(Set problem)
Give nothing except the number of lines containing the word "React".

+ + + + +

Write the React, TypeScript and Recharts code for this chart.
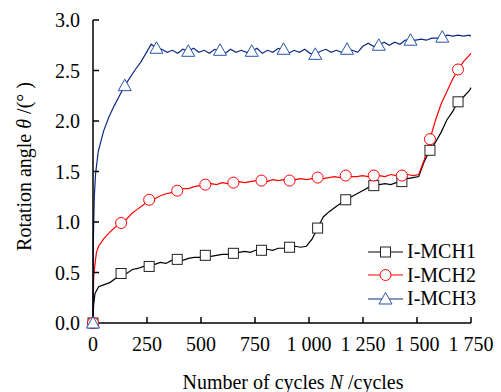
import React from 'react';
import { LineChart, Line, XAxis, YAxis, Legend, Label } from 'recharts';

const FONT = '"Liberation Serif", "Times New Roman", serif';

const xTicks = [0, 250, 500, 750, 1000, 1250, 1500, 1750];
const xTickLabels = ['0', '250', '500', '750', '1 000', '1 250', '1 500', '1 750'];
const yTicks = [0, 0.5, 1.0, 1.5, 2.0, 2.5, 3.0];

// sampling grids (cycles)
const grid26 = Array.from({ length: 67 }, (_, i) => 26 * (i + 1));
const grid245 = Array.from({ length: 71 }, (_, i) => 24.5 * (i + 1));
const cycles12 = [0, 3, 9, 16, ...grid26, 1750];
const cycles3 = [0, 2, 6, 12, ...grid245, 1750];

// rotation angle (deg)
const mch1 = [
  0, 0.18, 0.29, 0.32,
  0.36, 0.38, 0.40, 0.44, 0.49, 0.49, 0.53, 0.54, 0.56, 0.56,
  0.58, 0.60, 0.59, 0.62, 0.63, 0.62, 0.64, 0.65, 0.65, 0.67,
  0.66, 0.67, 0.68, 0.68, 0.69, 0.70, 0.71, 0.70, 0.72, 0.72,
  0.73, 0.72, 0.74, 0.74, 0.75, 0.76, 0.75, 0.76, 0.83, 0.94,
  1.05, 1.10, 1.14, 1.18, 1.22, 1.25, 1.28, 1.31, 1.34, 1.36,
  1.37, 1.38, 1.37, 1.39, 1.40, 1.43, 1.44, 1.45, 1.60, 1.71,
  1.79, 1.89, 2.01, 2.09, 2.19, 2.24, 2.30,
  2.33,
];

const mch2 = [
  0, 0.45, 0.58, 0.70,
  0.76, 0.84, 0.90, 0.95, 0.99, 1.03, 1.09, 1.13, 1.17, 1.22,
  1.23, 1.26, 1.28, 1.29, 1.31, 1.33, 1.33, 1.35, 1.36, 1.37,
  1.38, 1.37, 1.39, 1.38, 1.39, 1.40, 1.39, 1.40, 1.41, 1.41,
  1.40, 1.42, 1.41, 1.42, 1.41, 1.42, 1.43, 1.42, 1.43, 1.44,
  1.43, 1.44, 1.45, 1.44, 1.46, 1.45, 1.45, 1.46, 1.45, 1.46,
  1.46, 1.45, 1.47, 1.46, 1.46, 1.47, 1.46, 1.47, 1.62, 1.82,
  2.01, 2.17, 2.29, 2.41, 2.51, 2.59, 2.65,
  2.67,
];

const mch3 = [
  0, 0.85, 1.25, 1.48,
  1.70, 1.90, 2.04, 2.15, 2.25, 2.35, 2.43, 2.51, 2.58, 2.67,
  2.76, 2.72, 2.71, 2.68, 2.70, 2.67, 2.71, 2.69, 2.72, 2.68,
  2.70, 2.67, 2.71, 2.70, 2.67, 2.71, 2.68, 2.70, 2.68, 2.69,
  2.72, 2.67, 2.70, 2.68, 2.72, 2.71, 2.67, 2.70, 2.68, 2.71,
  2.67, 2.66, 2.69, 2.71, 2.68, 2.70, 2.68, 2.71, 2.70, 2.68,
  2.74, 2.77, 2.74, 2.75, 2.78, 2.75, 2.78, 2.76, 2.80, 2.80,
  2.80, 2.81, 2.80, 2.82, 2.82, 2.83, 2.85, 2.84, 2.85, 2.84,
  2.85,
  2.84,
];

const toPoints = (cycles: number[], values: number[]) =>
  cycles.map((N, i) => ({ N, v: values[i] }));

const series = [
  { name: 'I-MCH1', data: toPoints(cycles12, mch1), color: '#000000', mark: '#222222', shape: 'square', every: 130 },
  { name: 'I-MCH2', data: toPoints(cycles12, mch2), color: '#ff0000', mark: '#ff0000', shape: 'circle', every: 130 },
  { name: 'I-MCH3', data: toPoints(cycles3, mch3), color: '#0c2a82', mark: '#2a55aa', shape: 'triangle', every: 147 },
];

const MarkerShape = ({ cx, cy, shape, color }: { cx: number; cy: number; shape: string; color: string }) => {
  if (shape === 'square') {
    return <rect x={cx - 5} y={cy - 5} width={10} height={10} fill="#fff" stroke={color} strokeWidth={1} />;
  }
  if (shape === 'circle') {
    return <circle cx={cx} cy={cy} r={5.5} fill="#fff" stroke={color} strokeWidth={1} />;
  }
  return (
    <polygon
      points={`${cx},${cy - 6.5} ${cx - 6.5},${cy + 5} ${cx + 6.5},${cy + 5}`}
      fill="#fff"
      stroke={color}
      strokeWidth={1}
    />
  );
};

const makeDot = (s: (typeof series)[number]) => (p: any) => {
  const key = `${s.name}-${p.index}`;
  if (p.payload.N % s.every !== 0 || p.cx == null) return <g key={key} />;
  return (
    <g key={key}>
      <MarkerShape cx={p.cx} cy={p.cy} shape={s.shape} color={s.mark} />
    </g>
  );
};

const LegendBox = () => (
  <div style={{ fontFamily: FONT, fontSize: 20, color: '#000' }}>
    {series.map((s) => (
      <div key={s.name} style={{ display: 'flex', alignItems: 'center', height: 23.5 }}>
        <svg width={39} height={16} style={{ display: 'block' }}>
          <line x1={0} x2={35} y1={8} y2={8} stroke={s.color} strokeWidth={1} />
          <MarkerShape cx={17.5} cy={8} shape={s.shape} color={s.mark} />
        </svg>
        <span>{s.name}</span>
      </div>
    ))}
  </div>
);

const App: React.FC = () => {
  return (
    <div style={{ position: 'absolute', left: 0, top: 0, width: 501, height: 392, background: '#fff' }}>
      <LineChart width={501} height={392} margin={{ top: 20, right: 30, bottom: 0, left: 0 }}>
        <XAxis
          dataKey="N"
          type="number"
          domain={[0, 1750]}
          ticks={xTicks}
          tickFormatter={(v: number) => xTickLabels[xTicks.indexOf(v)]}
          height={69}
          axisLine={{ stroke: '#000', strokeWidth: 1.5 }}
          tickLine={{ stroke: '#000', strokeWidth: 1.5 }}
          tickSize={-6}
          tickMargin={20}
          tick={{ fill: '#000', fontSize: 20, fontFamily: FONT }}
          allowDuplicatedCategory={false}
        >
          <Label
            content={(props: any) => {
              const vb = props.viewBox;
              return (
                <text x={vb.x + vb.width / 2 + 11} y={389} textAnchor="middle" fontSize={20} fontFamily={FONT} fill="#000">
                  <tspan>Number of cycles </tspan>
                  <tspan fontStyle="italic">N</tspan>
                  <tspan> /cycles</tspan>
                </text>
              );
            }}
          />
        </XAxis>
        <YAxis
          type="number"
          domain={[0, 3]}
          ticks={yTicks}
          tickFormatter={(v: number) => v.toFixed(1)}
          width={93}
          axisLine={{ stroke: '#000', strokeWidth: 1.5 }}
          tickLine={{ stroke: '#000', strokeWidth: 1.5 }}
          tickSize={-6}
          tickMargin={19}
          tick={{ fill: '#000', fontSize: 20, fontFamily: FONT }}
        >
          <Label
            content={(props: any) => {
              const vb = props.viewBox;
              const cy = vb.y + vb.height / 2 - 5;
              return (
                <text
                  x={24}
                  y={cy}
                  transform={`rotate(-90, 24, ${cy})`}
                  textAnchor="middle"
                  dominantBaseline="central"
                  fontSize={20}
                  fontFamily={FONT}
                  fill="#000"
                >
                  <tspan>Rotation angle </tspan>
                  <tspan fontStyle="italic">θ</tspan>
                  <tspan> /(° )</tspan>
                </text>
              );
            }}
          />
        </YAxis>
        <Legend
          layout="vertical"
          align="center"
          verticalAlign="middle"
          content={() => <LegendBox />}
          wrapperStyle={{ left: 368, top: 240, width: 130, height: 72 }}
        />
        {series.map((s) => (
          <Line
            key={s.name}
            name={s.name}
            data={s.data}
            dataKey="v"
            type="linear"
            stroke={s.color}
            strokeWidth={1.2}
            dot={makeDot(s)}
            activeDot={false}
            isAnimationActive={false}
          />
        ))}
      </LineChart>
    </div>
  );
};

export default App;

+ + + + +

(Solution)
3